Timekeeping and related functions such as navigation are important in distributed systems with manufactured nodes such as satellites, spacecraft, distributed computing, and communications. With increases in frequencies, velocities, clock rates, and bit rates, as well as the tightening timekeeping and positioning accuracy demanded of applications, relativistic effects increasingly enter as a design consideration. In this paper, representative applications are surveyed to illustrate relativistic effects in timekeeping. The general theory of relativity is avoided by neglecting gravity in the presence of motion and neglecting motion in the presence of gravity. The special theory of relativity combined with the equivalence principle then provide closed-form models that aid system designers in understanding the nature and relevance of relativistic effects. This is applied to modeling relativistic clock rate and time synchronization in the presence of motion or gravity. The kinematics of special relativity is developed using a new simplified approach in which velocity and acceleration are referenced to the frame-invariant proper time rather than the conventional frame-dependent coordinate time. This approach considerably narrows the scope of relativistic effects, and is particularly appropriate for manufactured systems. Further, by decomposing acceleration into components longitudinal and transverse relative to the direction of motion, simple scalar frame-invariant relations between proper and coordinate perspectives follow.
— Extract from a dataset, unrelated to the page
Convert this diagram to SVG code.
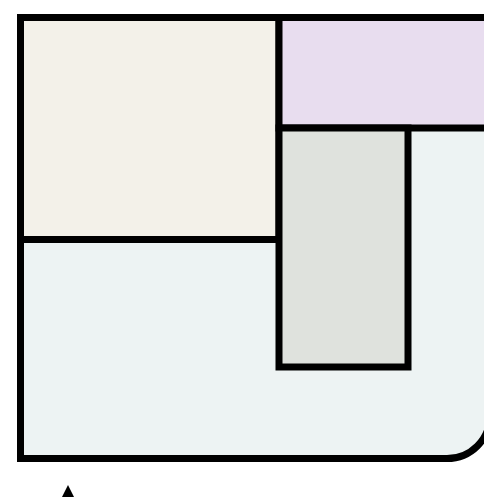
<svg xmlns="http://www.w3.org/2000/svg" width="484" height="497" viewBox="0 0 484 497">
<style>
.r{stroke:#000;stroke-width:7;stroke-linejoin:miter}
</style>
<rect width="484" height="497" fill="#fff"/>
<g id="frame">
<path class="r" d="M20.5 17.5 H490 V415.5 A43 43 0 0 1 447 458.5 H20.5 Z" fill="#EDF3F3"/>
</g>
<g id="beige">
<rect class="r" x="20.5" y="17.5" width="258.5" height="222" fill="#F3F1E9"/>
</g>
<g id="purple">
<rect class="r" x="279" y="17.5" width="211" height="110.5" fill="#E8DDEF"/>
</g>
<g id="grey">
<rect class="r" x="279" y="128" width="129" height="239" fill="#DFE2DD"/>
</g>
<g id="connectors">
<polygon points="68,485 60,501 76,501" fill="#000"/>
</g>
</svg>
The dynamics and conservation laws of special relativity are illustrated by the relativistic rocket equation. Finally, the Lorentz transformation and its implications are derived from first principles, completing a self-contained exposition. Our perspective and approaches are tailored to the needs of engineering practitioners, educators, and students, and our new methodology may be appropriate in an introductory physics education as well. Mathematically the treatment is based on first-order vector differential equations and the chain rule of differentiation.